By James Davey
LONDON (Reuters) - Associated British Foods (L:ABF), owner of budget fashion retailer Primark and British Sugar, warned on Tuesday that earnings for its current financial year would be hit by major currency moves and could be damaged even more next year if current exchange rates persist.
The U.S. dollar/euro exchange rate has moved by more than 20 percent over the last year as the U.S. currency has appreciated and the euro has weakened.
The impact on AB Foods' adjusted operating profit from the translation of overseas results into sterling was a loss of 11 million pounds ($16.4 million) in the first six months of its financial year ending this September.

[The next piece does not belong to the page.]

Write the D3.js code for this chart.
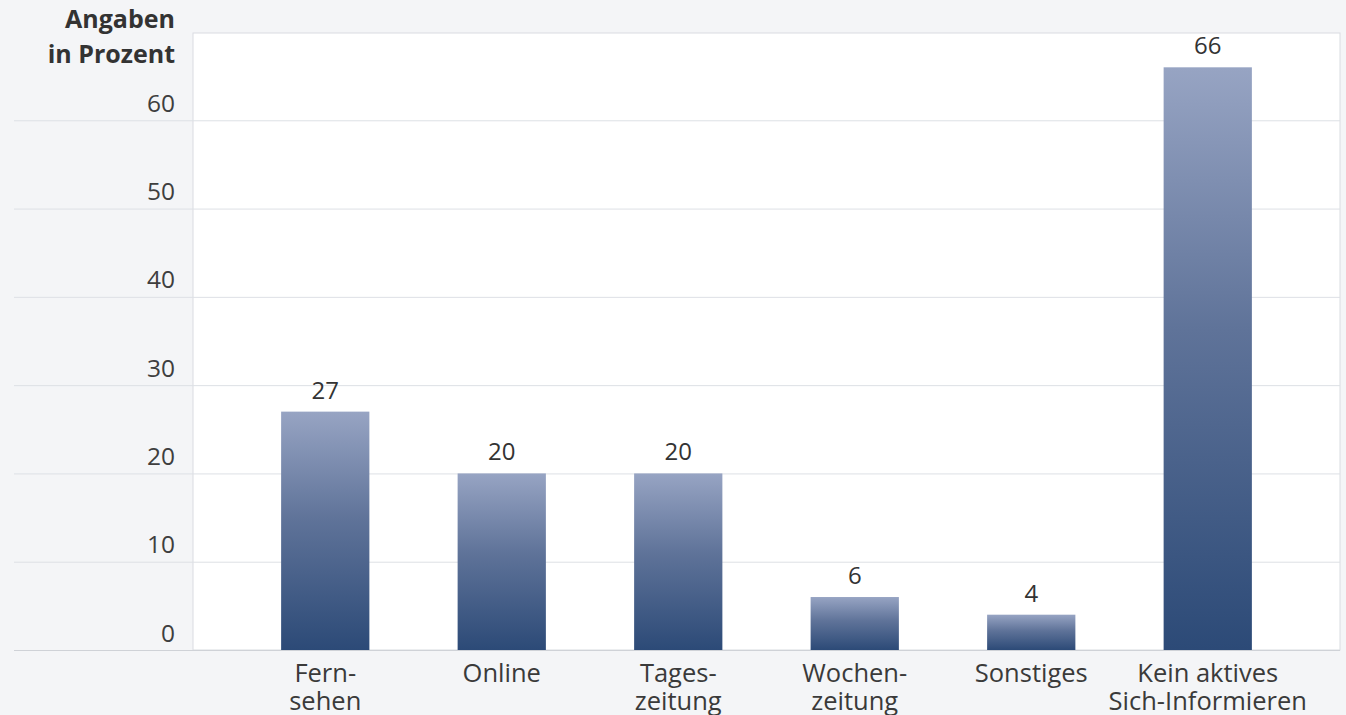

If current rates persist it said the hit for the full year would be about 25 million pounds.
However, the group cautioned that currency movements will potentially have a greater impact where it manufactures or purchases in one currency and sells in another.
AB Foods' sugar business has a sterling cost base but most of its sales are denominated in euros, while Primark buys a substantial proportion of its garments in dollars and sells in euros and sterling.
"If the current euro weakness against sterling and the U.S. dollar persists this will have an impact on the group's operating profit for the remainder of this financial year and a greater impact next year," it said.
Shares in AB Foods, majority-owned by the Weston family, were down 4.3 percent at 2,740 pence by 0931 GMT, the biggest faller in Britain's FTSE 100 index of blue chip companies and taking gains in the last six months down to 8.6 percent.
Chief Executive George Weston told Reuters the firm's working assumption had to be that current exchange rates continue.
"We have to mitigate the financial effects of it to the extent that we're able to and we have to, in Primark's case, protect our consumers from the effect of it," he said.
Analysts at Barclays (LONDON:BARC) cut their earnings per share forecast for the 2014-15 year from 98.8 pence to 97.5 pence and their forecast for the following year by 13 percent to 98.1 pence.
Weston said there was no change to AB Foods' outlook on trading performance with the change in forecast all down to currency.
AB Foods made an underlying operating profit of 474 million pounds in the six months to Feb. 28, in line with analysts' forecasts but down from 497 million pounds in the previous corresponding period.
Underlying earnings per share rose 1 percent to 46.1 pence and the firm is paying an interim dividend of 10 pence, up 3 percent.
The group said Primark's plans for its entry into the northeast of the United States in the autumn were well advanced.